→ **What you have to do**
Return, without pictures, the lines from the start of the data through the one that contains "Chart.register(...registerables);".

————————

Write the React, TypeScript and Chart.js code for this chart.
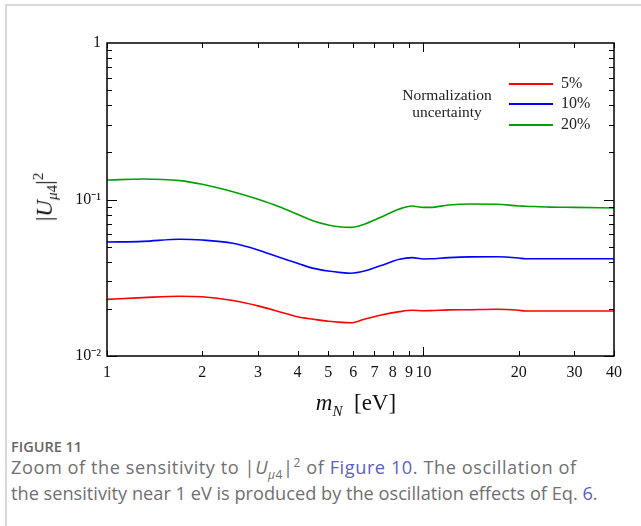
import React, { useEffect, useRef } from "react";
import { Chart, registerables } from "chart.js";

Chart.register(...registerables);

// ---- data ----
const massEv = [1, 1.3, 1.7, 2, 2.5, 3, 3.5, 4, 4.5, 5, 5.5, 5.9, 6.5, 7.3, 8.4, 9.2, 10, 10.5, 12, 14, 17, 20, 21, 25, 30, 40];
const norm5 = [0.0230, 0.0236, 0.0241, 0.0239, 0.0226, 0.0209, 0.0192, 0.0178, 0.01716, 0.01667, 0.0164, 0.0163, 0.01716, 0.0182, 0.0192, 0.0196, 0.01947, 0.0195, 0.0197, 0.01977, 0.0199, 0.0196, 0.0194, 0.0194, 0.0194, 0.0194];
const norm10 = [0.0535, 0.0540, 0.0557, 0.0551, 0.0525, 0.0476, 0.0427, 0.0391, 0.0363, 0.0349, 0.0341, 0.0338, 0.0349, 0.0377, 0.0415, 0.0425, 0.0417, 0.0418, 0.0425, 0.0430, 0.0431, 0.0423, 0.0418, 0.0418, 0.0418, 0.0418];
const norm20 = [0.1332, 0.1352, 0.1320, 0.1250, 0.1120, 0.1003, 0.0900, 0.0804, 0.0729, 0.0687, 0.0667, 0.0664, 0.0695, 0.0767, 0.0870, 0.0909, 0.0891, 0.0891, 0.0922, 0.0936, 0.0933, 0.0909, 0.0906, 0.0894, 0.0891, 0.0883];

const seriesLabels = ["5%", "10%", "20%"];
const seriesColors = ["#ff0000", "#0000ff", "#00a000"];
const seriesValues = [norm5, norm10, norm20];

const xTickValues = [1, 2, 3, 4, 5, 6, 7, 8, 9, 10, 20, 30, 40];
const xTickLabels = ["1", "2", "3", "4", "5", "6", "7", "8", "9", "10", "20", "30", "40"];
const yTickValues = [0.01, 0.1, 1];
const yTickLabels = ["10\u207B\u00B2", "10\u207B\u00B9", "1"];
const yDecades = [0.01, 0.1];

const SERIF = "'Liberation Serif', 'Times New Roman', serif";
const SANS = "'Open Sans', Lato, sans-serif";

const frameTicks = {
  id: "frameTicks",
  afterDraw(chart: any) {
    const { ctx, chartArea: a, scales } = chart;
    const xs = scales.x;
    const ys = scales.y;
    ctx.save();
    ctx.strokeStyle = "#000";
    ctx.lineWidth = 1;
    const seg = (x1: number, y1: number, x2: number, y2: number) => {
      ctx.beginPath();
      ctx.moveTo(x1, y1);
      ctx.lineTo(x2, y2);
      ctx.stroke();
    };
    xTickValues.forEach((v) => {
      const px = Math.round(xs.getPixelForValue(v)) + 0.5;
      const len = v === 10 ? 9 : 5;
      seg(px, a.bottom, px, a.bottom - len);
      seg(px, a.top, px, a.top + len);
    });
    yDecades.forEach((d) => {
      for (let m = 1; m <= 9; m++) {
        const v = d * m;
        const py = Math.round(ys.getPixelForValue(v)) + 0.5;
        const len = m === 1 ? 10 : 5;
        seg(a.left, py, a.left + len, py);
        seg(a.right, py, a.right - len, py);
      }
    });
    ctx.lineWidth = 1.5;
    ctx.strokeRect(a.left, a.top, a.right - a.left, a.bottom - a.top);
    ctx.restore();
  },
};

function SensitivityChart() {
  const ref = useRef<HTMLCanvasElement | null>(null);
  useEffect(() => {
    if (!ref.current) return;
    const chart = new Chart(ref.current, {
      type: "line",
      data: {
        datasets: seriesValues.map((vals, i) => ({
          label: seriesLabels[i],
          data: massEv.map((x, j) => ({ x, y: vals[j] })),
          borderColor: seriesColors[i],
          backgroundColor: seriesColors[i],
          borderWidth: 1.6,
          pointRadius: 0,
          cubicInterpolationMode: "monotone" as const,
          fill: false,
        })),
      },
      options: {
        responsive: false,
        animation: false,
        events: [],
        layout: { padding: { left: 57, top: 43, right: 27, bottom: 34 } },
        plugins: { legend: { display: false }, tooltip: { enabled: false }, title: { display: false } },
        scales: {
          x: {
            type: "logarithmic",
            min: 1,
            max: 40,
            afterBuildTicks: (s: any) => {
              s.ticks = xTickValues.map((v) => ({ value: v }));
            },
            afterFit: (s: any) => {
              s.height = 30;
            },
            ticks: {
              autoSkip: false,
              maxRotation: 0,
              padding: 7,
              color: "#111",
              font: { family: SERIF, size: 16 },
              callback: (_v: any, i: number) => xTickLabels[i],
            },
            grid: { display: false, drawTicks: false },
            border: { display: false },
          },
          y: {
            type: "logarithmic",
            min: 0.01,
            max: 1,
            afterBuildTicks: (s: any) => {
              s.ticks = yTickValues.map((v) => ({ value: v }));
            },
            afterFit: (s: any) => {
              s.width = 50;
            },
            ticks: {
              autoSkip: false,
              padding: 6,
              color: "#111",
              font: { family: SERIF, size: 16 },
              callback: (_v: any, i: number) => yTickLabels[i],
            },
            grid: { display: false, drawTicks: false },
            border: { display: false },
          },
        },
      },
      plugins: [frameTicks],
    });
    return () => chart.destroy();
  }, []);
  return <canvas ref={ref} width={641} height={420} style={{ position: "absolute", left: 0, top: 0, display: "block" }} />;
}

export default function App() {
  const legendY = [84, 104, 125];
  return (
    <div style={{ position: "absolute", left: 0, top: 0, width: 641, height: 526, overflow: "hidden", background: "#fff" }}>
      <div style={{ position: "absolute", left: 5, top: 4, width: 640, height: 530, borderTop: "2px solid #d8d8d8", borderLeft: "2px solid #d8d8d8" }} />
      <SensitivityChart />
      {/* y axis title */}
      <div style={{ position: "absolute", left: 45, top: 197, transform: "translate(-50%, -50%) rotate(-90deg)", whiteSpace: "nowrap", fontFamily: SERIF, fontSize: 23, color: "#111", lineHeight: "26px" }}>
        |<i>U</i><sub style={{ fontSize: 15 }}><i>μ</i>4</sub>|<sup style={{ fontSize: 15 }}>2</sup>
      </div>
      {/* x axis title */}
      <div style={{ position: "absolute", left: 356, top: 407, transform: "translate(-50%, -50%)", whiteSpace: "nowrap", fontFamily: SERIF, fontSize: 23, color: "#111", lineHeight: "26px" }}>
        <i>m</i><sub style={{ fontSize: 15 }}><i>N</i></sub>&nbsp;&nbsp;[eV]
      </div>
      {/* legend */}
      <div style={{ position: "absolute", left: 387, top: 86, width: 120, textAlign: "center", fontFamily: SERIF, fontSize: 15.5, lineHeight: "17px", color: "#222" }}>
        Normalization
        <br />
        uncertainty
      </div>
      {seriesLabels.map((lab, i) => (
        <React.Fragment key={lab}>
          <div style={{ position: "absolute", left: 509, top: legendY[i] - 1, width: 44, height: 2, background: seriesColors[i] }} />
          <div style={{ position: "absolute", left: 561, top: legendY[i] - 11, fontFamily: SERIF, fontSize: 16, lineHeight: "20px", color: "#222" }}>{lab}</div>
        </React.Fragment>
      ))}
      {/* caption */}
      <div style={{ position: "absolute", left: 11, top: 438, fontFamily: SANS, fontSize: 14.5, fontWeight: 600, color: "#666", lineHeight: "17px" }}>
        FIGURE 11
      </div>
      <div style={{ position: "absolute", left: 11, top: 455, fontFamily: SANS, fontSize: 18.2, color: "#707070", lineHeight: "25.5px", whiteSpace: "nowrap" }}>
        <span style={{ letterSpacing: 0.55 }}>
          Zoom of the sensitivity to |<i>U</i><sub style={{ fontSize: 12, lineHeight: 0 }}><i>μ</i>4</sub>|<sup style={{ fontSize: 12, lineHeight: 0 }}>2</sup> of <span style={{ color: "#5b5fc0" }}>Figure 10</span>. The oscillation of
        </span>
        <br />
        the sensitivity near 1 eV is produced by the oscillation effects of Eq. <span style={{ color: "#5b5fc0" }}>6</span>.
      </div>
    </div>
  );
}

————————

→ **Task solution**
Write the React, TypeScript and Chart.js code for this chart.
import React, { useEffect, useRef } from "react";
import { Chart, registerables } from "chart.js";

Chart.register(...registerables);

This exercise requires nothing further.